(Material provided)
=====
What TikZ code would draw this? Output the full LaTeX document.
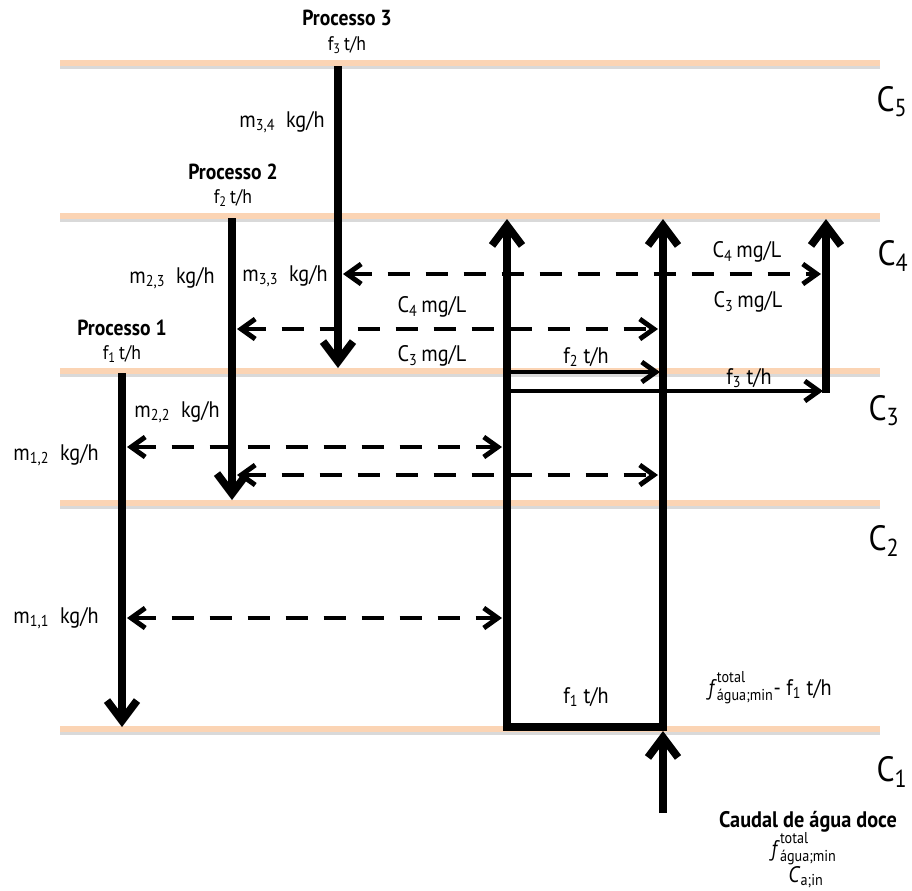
\documentclass[tikz,border=0pt]{standalone}
\usepackage{fontspec}
\setmainfont{PT Sans}[FakeStretch=0.9]
\usetikzlibrary{arrows.meta,positioning}
\definecolor{pessego}{RGB}{251,212,180}
\newcommand{\ftotal}{\textit{f}\rlap{\raisebox{0.3ex}{\textsuperscript{total}}}\raisebox{-0.2ex}{\textsubscript{água;min}}}
\tikzset{
  nivel/.style={line width=4pt,pessego},
  sombra/.style={line width=4pt,black!15},
  processo/.style={font=\bfseries\fontsize{15.5}{18}\selectfont,inner sep=0pt},
  rotulo/.style={font=\fontsize{16}{18}\selectfont,inner sep=0pt},
  vazao/.style={font=\fontsize{14}{16}\selectfont,inner sep=0pt},
  nivelrot/.style={font=\fontsize{25}{28}\selectfont,inner sep=0pt},
  fluxo/.style={line width=5.5pt,-{Straight Barb[length=5mm,width=7.5mm]}},
  corrente/.style={line width=3.5pt,-{Straight Barb[length=3.5mm,width=5mm]}},
  troca/.style={line width=3.5pt,dash pattern=on 5.5mm off 4mm,
    {Straight Barb[length=3.5mm,width=5mm]}-{Straight Barb[length=3.5mm,width=5mm]}}
}
\begin{document}
\begin{tikzpicture}[x=0.25mm,y=-0.25mm]
  \useasboundingbox (0,0) rectangle (912,890);
  % niveis de concentracao
  \foreach \n/\y in {5/63,4/216,3/371,2/503,1/729}{
    \coordinate (L\n) at (60,\y);
    \coordinate (R\n) at (880,\y);
    \draw[sombra] ([yshift=-2pt]L\n) -- ([yshift=-2pt]R\n);
    \draw[nivel] (L\n) -- (R\n);
  }
  \node[nivelrot] (c5) at (892,102) {C\textsubscript{5}};
  \node[nivelrot] (c4) at (893,256) {C\textsubscript{4}};
  \node[nivelrot] (c3) at (884,411) {C\textsubscript{3}};
  \node[nivelrot] (c2) at (884,541) {C\textsubscript{2}};
  \node[nivelrot] (c1) at (892,772) {C\textsubscript{1}};

  % processos
  \node[processo] (proc3) at (347,18) {Processo 3};
  \node[vazao] (f3p) at (347,45) {f\textsubscript{3}\,t/h};
  \node[processo] (proc2) at (233,172) {Processo 2};
  \node[vazao] (f2p) at (233,198) {f\textsubscript{2}\,t/h};
  \node[processo] (proc1) at (122,328) {Processo 1};
  \node[vazao] (f1p) at (122,354) {f\textsubscript{1}\,t/h};

  \coordinate (p3a) at (338,66);  \coordinate (p3b) at (338,368);
  \coordinate (p2a) at (232,218); \coordinate (p2b) at (232,500);
  \coordinate (p1a) at (122,373); \coordinate (p1b) at (122,727);
  \draw[fluxo] (p3a) -- (p3b);
  \draw[fluxo] (p2a) -- (p2b);
  \draw[fluxo] (p1a) -- (p1b);

  % agua doce
  \coordinate (w0) at (663,813); \coordinate (w1) at (663,731);
  \coordinate (w2) at (663,219); \coordinate (wb) at (667,727);
  \coordinate (wc) at (507,727); \coordinate (w3) at (507,219);
  \coordinate (v0) at (826,393); \coordinate (v1) at (826,219);
  \draw[fluxo] (w0) -- (w1);
  \draw[fluxo] (w1) -- (w2);
  \draw[fluxo,line join=miter] (wb) -- (wc) -- (w3);
  \draw[fluxo] (v0) -- (v1);

  \coordinate (f2a) at (507,372); \coordinate (f2b) at (660,372);
  \coordinate (f3a) at (507,391); \coordinate (f3b) at (823,391);
  \draw[corrente] (f2a) -- (f2b);
  \draw[corrente] (f3a) -- (f3b);

  % transferencias de massa
  \coordinate (d1a) at (343,274); \coordinate (d1b) at (821,274);
  \coordinate (d2a) at (237,329); \coordinate (d2b) at (658,329);
  \coordinate (d3a) at (127,447); \coordinate (d3b) at (502,447);
  \coordinate (d4a) at (237,475); \coordinate (d4b) at (658,475);
  \coordinate (d5a) at (127,618); \coordinate (d5b) at (502,618);
  \foreach \d in {1,...,5}
    \draw[troca] (d\d a) -- (d\d b);

  % rotulos
  \node[rotulo] (m34) at (282,122) {m\textsubscript{3,4}~~kg/h};
  \node[rotulo] (m23) at (172,278) {m\textsubscript{2,3}~~kg/h};
  \node[rotulo] (m33) at (285,276) {m\textsubscript{3,3}~~kg/h};
  \node[rotulo] (m22) at (177,412) {m\textsubscript{2,2}~~kg/h};
  \node[rotulo] (m12) at (56,455) {m\textsubscript{1,2}~~kg/h};
  \node[rotulo] (m11) at (56,618) {m\textsubscript{1,1}~~kg/h};
  \node[rotulo] (c4a) at (432,307) {C\textsubscript{4}\,mg/L};
  \node[rotulo] (c3a) at (432,356) {C\textsubscript{3}\,mg/L};
  \node[rotulo] (c4b) at (747,252) {C\textsubscript{4}\,mg/L};
  \node[rotulo] (c3b) at (748,302) {C\textsubscript{3}\,mg/L};
  \node[rotulo] (f2r) at (586,357) {f\textsubscript{2}~t/h};
  \node[rotulo] (f3r) at (749,378) {f\textsubscript{3}~t/h};
  \node[rotulo] (f1r) at (586,697) {f\textsubscript{1}~t/h};
  \node[rotulo] (resto) at (770,688) {\ftotal- f\textsubscript{1}~t/h};
  \node[processo,font=\bfseries\fontsize{16}{18}\selectfont] (caudal) at (808,822) {Caudal de água doce};
  \node[rotulo] (ftot) at (804,849) {\ftotal};
  \node[rotulo] (cain) at (806,877) {\textit{C}\textsubscript{a;in}};
\end{tikzpicture}
\end{document}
=====
(Requirement)
Repeat the data exactly, without the pictures.

(Finished task)
What TikZ code would draw this? Output the full LaTeX document.
\documentclass[tikz,border=0pt]{standalone}
\usepackage{fontspec}
\setmainfont{PT Sans}[FakeStretch=0.9]
\usetikzlibrary{arrows.meta,positioning}
\definecolor{pessego}{RGB}{251,212,180}
\newcommand{\ftotal}{\textit{f}\rlap{\raisebox{0.3ex}{\textsuperscript{total}}}\raisebox{-0.2ex}{\textsubscript{água;min}}}
\tikzset{
  nivel/.style={line width=4pt,pessego},
  sombra/.style={line width=4pt,black!15},
  processo/.style={font=\bfseries\fontsize{15.5}{18}\selectfont,inner sep=0pt},
  rotulo/.style={font=\fontsize{16}{18}\selectfont,inner sep=0pt},
  vazao/.style={font=\fontsize{14}{16}\selectfont,inner sep=0pt},
  nivelrot/.style={font=\fontsize{25}{28}\selectfont,inner sep=0pt},
  fluxo/.style={line width=5.5pt,-{Straight Barb[length=5mm,width=7.5mm]}},
  corrente/.style={line width=3.5pt,-{Straight Barb[length=3.5mm,width=5mm]}},
  troca/.style={line width=3.5pt,dash pattern=on 5.5mm off 4mm,
    {Straight Barb[length=3.5mm,width=5mm]}-{Straight Barb[length=3.5mm,width=5mm]}}
}
\begin{document}
\begin{tikzpicture}[x=0.25mm,y=-0.25mm]
  \useasboundingbox (0,0) rectangle (912,890);
  % niveis de concentracao
  \foreach \n/\y in {5/63,4/216,3/371,2/503,1/729}{
    \coordinate (L\n) at (60,\y);
    \coordinate (R\n) at (880,\y);
    \draw[sombra] ([yshift=-2pt]L\n) -- ([yshift=-2pt]R\n);
    \draw[nivel] (L\n) -- (R\n);
  }
  \node[nivelrot] (c5) at (892,102) {C\textsubscript{5}};
  \node[nivelrot] (c4) at (893,256) {C\textsubscript{4}};
  \node[nivelrot] (c3) at (884,411) {C\textsubscript{3}};
  \node[nivelrot] (c2) at (884,541) {C\textsubscript{2}};
  \node[nivelrot] (c1) at (892,772) {C\textsubscript{1}};

  % processos
  \node[processo] (proc3) at (347,18) {Processo 3};
  \node[vazao] (f3p) at (347,45) {f\textsubscript{3}\,t/h};
  \node[processo] (proc2) at (233,172) {Processo 2};
  \node[vazao] (f2p) at (233,198) {f\textsubscript{2}\,t/h};
  \node[processo] (proc1) at (122,328) {Processo 1};
  \node[vazao] (f1p) at (122,354) {f\textsubscript{1}\,t/h};

  \coordinate (p3a) at (338,66);  \coordinate (p3b) at (338,368);
  \coordinate (p2a) at (232,218); \coordinate (p2b) at (232,500);
  \coordinate (p1a) at (122,373); \coordinate (p1b) at (122,727);
  \draw[fluxo] (p3a) -- (p3b);
  \draw[fluxo] (p2a) -- (p2b);
  \draw[fluxo] (p1a) -- (p1b);

  % agua doce
  \coordinate (w0) at (663,813); \coordinate (w1) at (663,731);
  \coordinate (w2) at (663,219); \coordinate (wb) at (667,727);
  \coordinate (wc) at (507,727); \coordinate (w3) at (507,219);
  \coordinate (v0) at (826,393); \coordinate (v1) at (826,219);
  \draw[fluxo] (w0) -- (w1);
  \draw[fluxo] (w1) -- (w2);
  \draw[fluxo,line join=miter] (wb) -- (wc) -- (w3);
  \draw[fluxo] (v0) -- (v1);

  \coordinate (f2a) at (507,372); \coordinate (f2b) at (660,372);
  \coordinate (f3a) at (507,391); \coordinate (f3b) at (823,391);
  \draw[corrente] (f2a) -- (f2b);
  \draw[corrente] (f3a) -- (f3b);

  % transferencias de massa
  \coordinate (d1a) at (343,274); \coordinate (d1b) at (821,274);
  \coordinate (d2a) at (237,329); \coordinate (d2b) at (658,329);
  \coordinate (d3a) at (127,447); \coordinate (d3b) at (502,447);
  \coordinate (d4a) at (237,475); \coordinate (d4b) at (658,475);
  \coordinate (d5a) at (127,618); \coordinate (d5b) at (502,618);
  \foreach \d in {1,...,5}
    \draw[troca] (d\d a) -- (d\d b);

  % rotulos
  \node[rotulo] (m34) at (282,122) {m\textsubscript{3,4}~~kg/h};
  \node[rotulo] (m23) at (172,278) {m\textsubscript{2,3}~~kg/h};
  \node[rotulo] (m33) at (285,276) {m\textsubscript{3,3}~~kg/h};
  \node[rotulo] (m22) at (177,412) {m\textsubscript{2,2}~~kg/h};
  \node[rotulo] (m12) at (56,455) {m\textsubscript{1,2}~~kg/h};
  \node[rotulo] (m11) at (56,618) {m\textsubscript{1,1}~~kg/h};
  \node[rotulo] (c4a) at (432,307) {C\textsubscript{4}\,mg/L};
  \node[rotulo] (c3a) at (432,356) {C\textsubscript{3}\,mg/L};
  \node[rotulo] (c4b) at (747,252) {C\textsubscript{4}\,mg/L};
  \node[rotulo] (c3b) at (748,302) {C\textsubscript{3}\,mg/L};
  \node[rotulo] (f2r) at (586,357) {f\textsubscript{2}~t/h};
  \node[rotulo] (f3r) at (749,378) {f\textsubscript{3}~t/h};
  \node[rotulo] (f1r) at (586,697) {f\textsubscript{1}~t/h};
  \node[rotulo] (resto) at (770,688) {\ftotal- f\textsubscript{1}~t/h};
  \node[processo,font=\bfseries\fontsize{16}{18}\selectfont] (caudal) at (808,822) {Caudal de água doce};
  \node[rotulo] (ftot) at (804,849) {\ftotal};
  \node[rotulo] (cain) at (806,877) {\textit{C}\textsubscript{a;in}};
\end{tikzpicture}
\end{document}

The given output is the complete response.